Shaft Critical Speed Calculator

Understanding Shaft Whirl

When a rotating shaft operates at certain speeds, it can experience dangerous lateral vibrations called whirl. This occurs when the rotational speed matches one of the shaft's natural frequencies, causing resonance.

• Synchronous Whirl: The shaft deflection rotates at the same speed as the shaft - most common type
• Subsynchronous Whirl: Deflection rotates slower than shaft speed - often caused by fluid film effects in bearings
• Supersynchronous Whirl: Deflection rotates faster than shaft - less common, seen in certain rotor configurations

At critical speed, even small mass imbalances cause the shaft to bow outward, creating a self-reinforcing vibration that can lead to catastrophic failure.

Rayleigh Method (Upper Bound)

The Rayleigh method uses energy principles to estimate the first natural frequency. It equates maximum potential energy (at maximum deflection) with maximum kinetic energy (at equilibrium position):

omega = sqrt(g * Sum(m_i * y_i) / Sum(m_i * y_i^2))

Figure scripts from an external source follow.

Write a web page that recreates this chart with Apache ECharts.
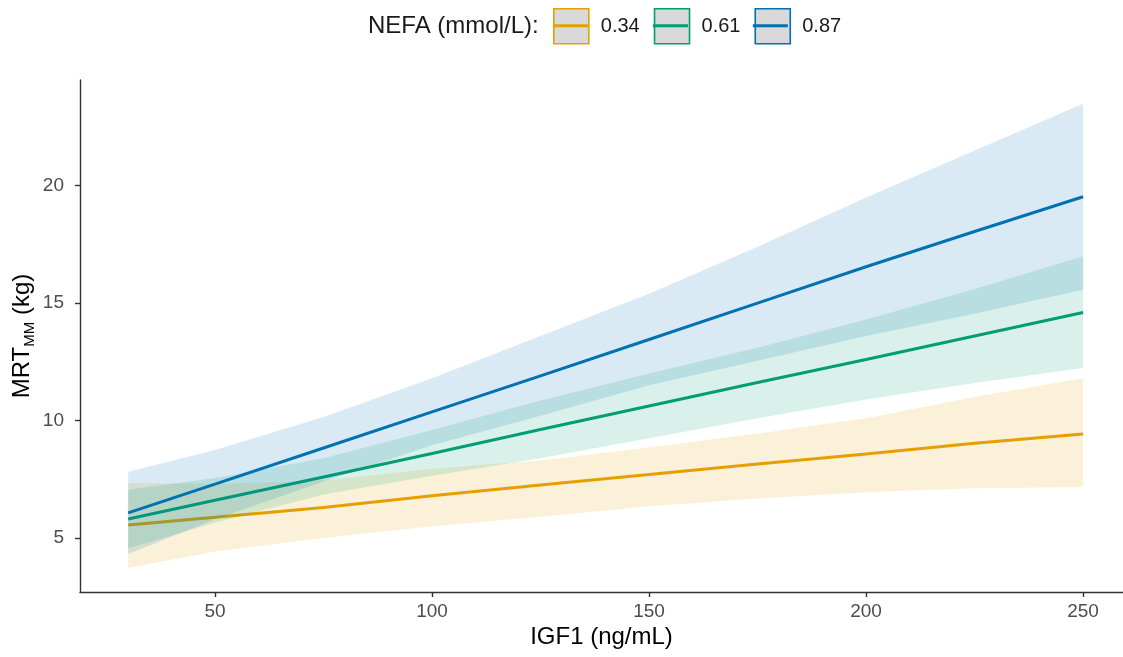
<!DOCTYPE html>
<html>
<head>
<meta charset="utf-8">
<script src="https://cdn.jsdelivr.net/npm/echarts@6/dist/echarts.min.js"></script>
<style>
html,body{margin:0;padding:0;background:#fff;}
#chart{width:1123px;height:657px;}
</style>
</head>
<body>
<div id="chart"></div>
<script>
// ---- data ----
const igf = [30, 50, 75, 100, 125, 150, 175, 200, 225, 250];
const groupNames = ['0.34', '0.61', '0.87'];

const fit034 = [5.55, 5.88, 6.30, 6.80, 7.26, 7.70, 8.15, 8.58, 9.03, 9.43];
const lo034  = [3.72, 4.42, 5.00, 5.50, 5.90, 6.35, 6.68, 6.95, 7.12, 7.17];
const hi034  = [7.34, 7.30, 7.45, 7.95, 8.30, 8.85, 9.45, 10.10, 11.00, 11.80];

const fit061 = [5.81, 6.61, 7.60, 8.60, 9.62, 10.62, 11.62, 12.60, 13.60, 14.60];
const lo061  = [4.55, 5.65, 6.85, 7.65, 8.40, 9.25, 10.10, 10.90, 11.60, 12.24];
const hi061  = [7.05, 7.55, 8.40, 9.60, 10.85, 12.00, 13.10, 14.30, 15.60, 17.00];

const fit087 = [6.07, 7.29, 8.83, 10.37, 11.90, 13.45, 15.00, 16.55, 18.05, 19.53];
const lo087  = [4.32, 5.80, 7.40, 8.95, 10.20, 11.50, 12.55, 13.60, 14.55, 15.57];
const hi087  = [7.82, 8.75, 10.15, 11.80, 13.60, 15.40, 17.40, 19.50, 21.50, 23.49];

const xTicks = [50, 100, 150, 200, 250];
const yTicks = [5, 10, 15, 20];

// ---- styling ----
const colors = ['#E69F00', '#009E73', '#0072B2'];
const fits = [fit034, fit061, fit087];
const los = [lo034, lo061, lo087];
const his = [hi034, hi061, hi087];
const FONT = 'Liberation Sans, Arial, sans-serif';

function bandSeries(k, z) {
  const lo = los[k], hi = his[k];
  return {
    type: 'custom',
    name: groupNames[k] + ' band',
    silent: true,
    z: z,
    data: igf.map((x, i) => [x, lo[i], hi[i]]),
    encode: { x: 0, y: [1, 2] },
    renderItem: function (params, api) {
      if (params.dataIndex !== 0) return;
      const pts = [];
      for (let i = 0; i < igf.length; i++) pts.push(api.coord([igf[i], hi[i]]));
      for (let i = igf.length - 1; i >= 0; i--) pts.push(api.coord([igf[i], lo[i]]));
      return {
        type: 'polygon',
        shape: { points: pts },
        style: { fill: colors[k], opacity: 0.15 }
      };
    }
  };
}

function lineSeries(k, z) {
  return {
    type: 'line',
    name: groupNames[k],
    z: z,
    showSymbol: false,
    symbol: 'none',
    silent: true,
    color: colors[k],
    lineStyle: { color: colors[k], width: 3 },
    emphasis: { disabled: true },
    data: igf.map((x, i) => [x, fits[k][i]])
  };
}

const series = [];
for (let k = 0; k < 3; k++) {
  series.push(bandSeries(k, 2 + 2 * k));
  series.push(lineSeries(k, 3 + 2 * k));
}

const legendCommon = {
  left: 553,
  orient: 'horizontal',
  padding: 0,
  itemWidth: 35,
  itemGap: 14,
  selectedMode: false,
  textStyle: { fontFamily: FONT, fontSize: 20, color: '#1a1a1a', padding: [0, 0, 0, 7] }
};

const option = {
  backgroundColor: '#ffffff',
  animation: false,
  title: {
    text: 'NEFA (mmol/L):',
    left: 368,
    top: 14,
    padding: 0,
    textStyle: { fontFamily: FONT, fontSize: 24, fontWeight: 'normal', color: '#1a1a1a' }
  },
  legend: [
    Object.assign({}, legendCommon, {
      top: 8,
      itemHeight: 35,
      data: groupNames.map((n, k) => ({
        name: n,
        icon: 'rect',
        itemStyle: { color: '#D9D9D9', borderColor: colors[k], borderWidth: 1.6 }
      }))
    }),
    Object.assign({}, legendCommon, {
      top: 15.7,
      itemHeight: 3,
      textStyle: Object.assign({}, legendCommon.textStyle, { color: 'rgba(0,0,0,0)', lineHeight: 3 }),
      data: groupNames.map((n, k) => ({
        name: n,
        icon: 'rect',
        itemStyle: { color: colors[k], borderWidth: 0 }
      }))
    })
  ],
  grid: { left: 80, right: 0, top: 80, bottom: 65, containLabel: false, outerBoundsMode: 'none' },
  xAxis: {
    type: 'value',
    min: 18.9,
    max: 259.2,
    name: 'IGF1 (ng/mL)',
    nameLocation: 'middle',
    nameGap: 33,
    nameMoveOverlap: false,
    nameTextStyle: { fontFamily: FONT, fontSize: 24, color: '#000' },
    axisLine: { show: true, onZero: false, lineStyle: { color: '#333', width: 1.4 } },
    axisTick: { show: true, length: 5, customValues: xTicks, lineStyle: { color: '#333', width: 1.4 } },
    axisLabel: { customValues: xTicks, margin: 10, fontFamily: FONT, fontSize: 19, color: '#4D4D4D' },
    splitLine: { show: false }
  },
  yAxis: {
    type: 'value',
    min: 2.7,
    max: 24.5,
    name: '{a|MRT}{b|MM}{a| (kg)}',
    nameLocation: 'middle',
    nameRotate: 90,
    nameGap: 43,
    nameMoveOverlap: false,
    nameTextStyle: {
      fontFamily: FONT,
      color: '#000',
      rich: {
        a: { fontFamily: FONT, fontSize: 24, color: '#000', lineHeight: 30, verticalAlign: 'middle' },
        b: { fontFamily: FONT, fontSize: 15, color: '#000', lineHeight: 30, verticalAlign: 'bottom' }
      }
    },
    axisLine: { show: true, onZero: false, lineStyle: { color: '#333', width: 1.4 } },
    axisTick: { show: true, length: 5, customValues: yTicks, lineStyle: { color: '#333', width: 1.4 } },
    axisLabel: { customValues: yTicks, margin: 16, fontFamily: FONT, fontSize: 19, color: '#4D4D4D' },
    splitLine: { show: false }
  },
  series: series
};

const chart = echarts.init(document.getElementById('chart'), null, { renderer: 'canvas' });
chart.setOption(option);
</script>
</body>
</html>
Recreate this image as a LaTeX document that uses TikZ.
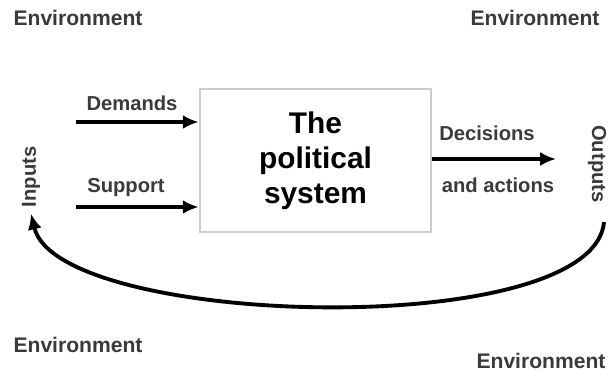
\documentclass[tikz,border=0pt]{standalone}
\usepackage{fontspec}
\setmainfont{Liberation Sans}
\usetikzlibrary{arrows.meta, positioning}
\usepackage{xcolor}

\definecolor{labelgray}{HTML}{3A3A3A}
\definecolor{boxgray}{HTML}{CCCCCC}

\begin{document}
\begin{tikzpicture}[
x=0.02cm, y=0.02cm,
env/.style={font=\fontsize{12}{14}\selectfont\bfseries, text=labelgray, inner sep=0pt},
lbl/.style={font=\fontsize{11.5}{14}\selectfont\bfseries, text=labelgray, inner sep=0pt},
sysbox/.style={draw=boxgray, line width=1.6pt, rectangle,
minimum width=4.62cm, minimum height=2.86cm, align=center,
font=\fontsize{17}{20}\selectfont\bfseries},
arrow/.style={-{Latex[length=9pt, width=8pt]}, line width=2.2pt}
]
\useasboundingbox (0,0) rectangle (610,372);

\node[env] (envtl) at (78,354) {Environment};
\node[env] (envtr) at (535,354) {Environment};
\node[env] (envbl) at (78,27) {Environment};
\node[env] (envbr) at (541,11) {Environment};

\node[sysbox] (system) at (315.5,211.5) {The\\political\\system};

\coordinate (demin) at (76,250);
\coordinate (supin) at (76,165);
\coordinate (decout) at (556,213);

\node[lbl] (demands) at (132,269) {Demands};
\node[lbl] (support) at (126,184) {Support};
\node[lbl] (decisions) at (487,239) {Decisions};
\node[lbl] (actions) at (498,187) {and actions};

\node[lbl, rotate=90] (inputs) at (31,195) {Inputs};
\node[lbl, rotate=-90] (outputs) at (597,208) {Outputs};

\draw[arrow] (demin) -- (demin -| system.west);
\draw[arrow] (supin) -- (supin -| system.west);
\draw[arrow] (system.east |- decout) -- (decout);
\draw[arrow] ([xshift=4pt, yshift=-0.38cm]outputs.east)
  .. controls +(-11,-120) and +(27,-114) .. ([yshift=-0.12cm]inputs.west);

\end{tikzpicture}
\end{document}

• Requires knowledge of static deflection at each mass location
• Provides an upper bound estimate - actual critical speed is at or below this value
• More accurate when the assumed deflection curve closely matches the actual first mode shape
• Best results when using deflections from gravity loading or first mode approximation

Dunkerley's Method (Lower Bound)

Dunkerley's equation combines individual critical speeds to estimate the system critical speed:

1/Nc^2 = 1/Nc_shaft^2 + Sum(1/Nc_i^2)

• Each Nc_i is the critical speed if only that mass were present
• Provides a lower bound estimate - actual critical speed is at or above this value
• Very useful when individual component critical speeds are known
• Accuracy improves when masses are well-separated along the shaft

Support Conditions and Their Effects

The boundary conditions at shaft ends dramatically affect stiffness and critical speed:

• Simply Supported (Pinned-Pinned): Both ends free to rotate but not translate. Common for between-bearing rotors. K = 48 for center load.
• Fixed-Fixed: Both ends fully constrained. Higher stiffness, higher critical speed. K = 192 for center load.
• Cantilever (Fixed-Free): One end fixed, other free. Overhung designs like pump impellers. K = 3 for end load - lowest stiffness.
• Fixed-Pinned: One end fixed, other pinned. Intermediate case. K = 107 for center load.

Operating Below vs Above Critical Speed

• Subcritical Operation (below 75% of Nc):
  • Shaft acts as a stiff rotor - deflection follows heavy side
  • Unbalance response increases as speed approaches critical
  • Common for most industrial machinery
  • Simpler balancing requirements
• Transition Zone (75-125% of Nc):
  • DANGER ZONE - Avoid steady-state operation
  • Maximum vibration amplitude occurs here
  • Must pass through quickly during startup/shutdown
  • High stress, potential for damage
• Supercritical Operation (above 125% of Nc):
  • Shaft becomes flexible rotor - deflection moves to opposite side of heavy spot
  • Self-centering effect reduces vibration
  • Used in high-speed turbomachinery, centrifuges
  • Requires careful design and balancing

Higher Mode Critical Speeds

Beyond the first critical speed, shafts have additional mode shapes and critical speeds:

• 1st Mode: Single bow - shaft bends in one half-wave
• 2nd Mode: S-shape - shaft has one node point where deflection is zero
• 3rd Mode: Double S-shape - two node points

For simply supported shafts, higher mode frequencies are approximately: 2nd = 4x, 3rd = 9x, 4th = 16x the first mode (n^2 relationship).